En fin, de aquellos polvos vinieron estos lodos. Este editorial del Full Diocesà de hace veintiún años -como otros anteriores y posteriores- iba preparando el terreno para la situación traumática que se vive hoy en Cataluña, y en la que han colaborado estrechamente gran parte de la Jerarquía y del clero de la Iglesia, Para no remontarnos mucho en el tiempo, recodemos el manifiesto de los trescientos sacerdotes y diáconos a favor del derecho a elegir el 1 de octubre de hace cuatro años o el reciente escrito de los obispos de la Tarraconense -refrendado por la Conferencia Arzobispal Española- en posición más que favorable al indulto de los golpistas del procés. Insistamos en que la cosa venía de más atrás, incluso bajo los gobiernos de Franco.

Ciñámonos al aspecto religioso, pues es redundante insistir en el político. Digamos que la Iglesia en Cataluña, como institución regida por hombres, ha dejado los Seminarios casi yermos por falta de vocaciones; además de otros condicionantes sociales en ámbitos más amplios, no cabe duda de que esta secularización de la sociedad catalana debe mucho a la deriva política de marcado signo nacionalista y separatista que ha venido adoptando, en lugar de centrarse en el aspecto pastoral, que es el que le corresponde por definición.
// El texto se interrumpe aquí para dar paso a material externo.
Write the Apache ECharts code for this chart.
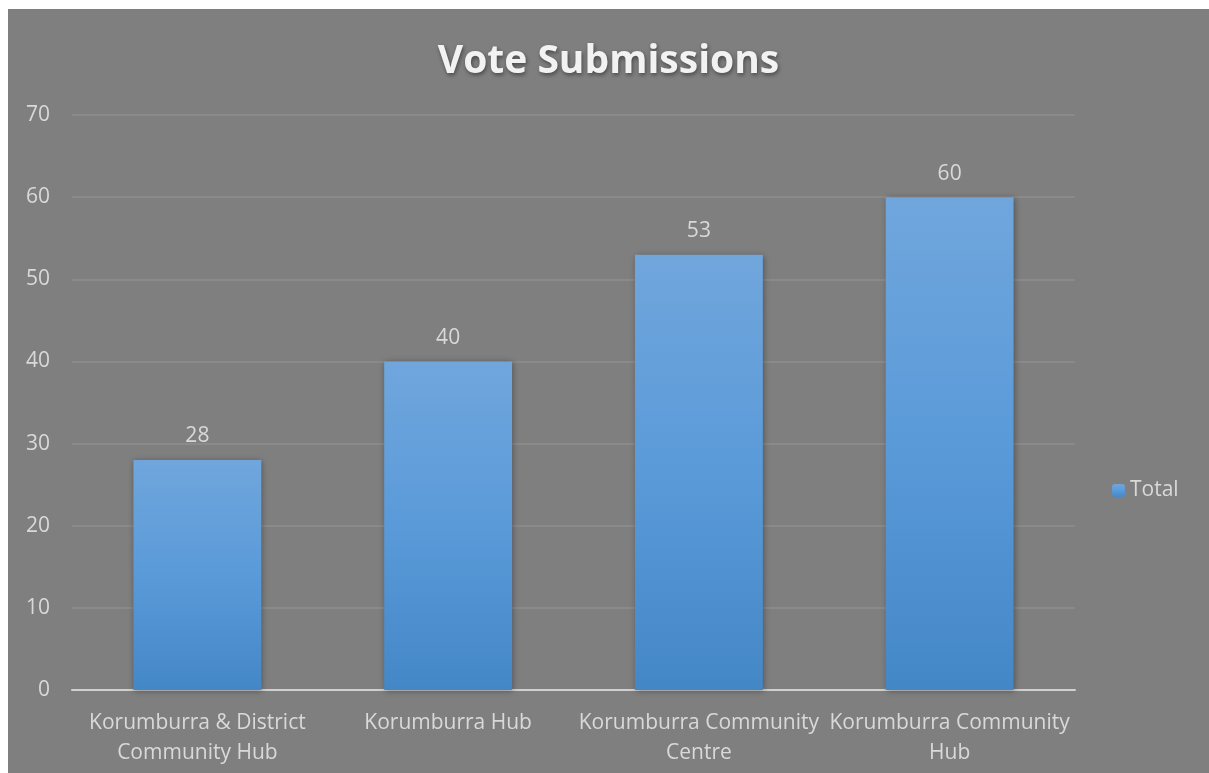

La cuestión -y ya entramos en el tema de la inmigración- es que se ha hecho necesario importar curas desde lo que antaño se consideraban tierras de misión (ahora, prácticamente toda España y Europa); por el contrario, en los países que se denominaban, casi despectivamente, Tercer Mundo, siguen floreciendo vocaciones sacerdotales. Algunos de los sacerdotes allá formados y consagrados vienen a cubrir los huecos que han dejado los presuntos curas autóctonos, esos que tuvieron como prioridad el apostolado nacionalista y que no han conseguido nuevas levas de seminaristas.

En muchas iglesias catalanas, el núcleo duro de los fieles y colaboradores parroquiales son inmigrantes, a los que no les importa un ardite la política nacionalista; eso cuando no se cierran los templos, como ha ocurrido ya con numerosos de Barcelona.

Cada vez que contemplo a un curita negro o hispanoamericano celebrando la Eucaristía, me pregunto si le van a exigir desde las alturas (terrenales, por supuesto) que haga obligatoriamente cursos acelerados de catalán, a riesgo de ser vetado en su sagrado ejercicio por los sucesores de quienes redactaban panfletos como el que ha dado pie a estas líneas. Y que conste que, a pesar de los esfuerzos del Institut de la Nova Història (Instituto de la Nueva Historia) no se ha comprobado que San Pedro y San Pablo eran oriundos de Cataluña.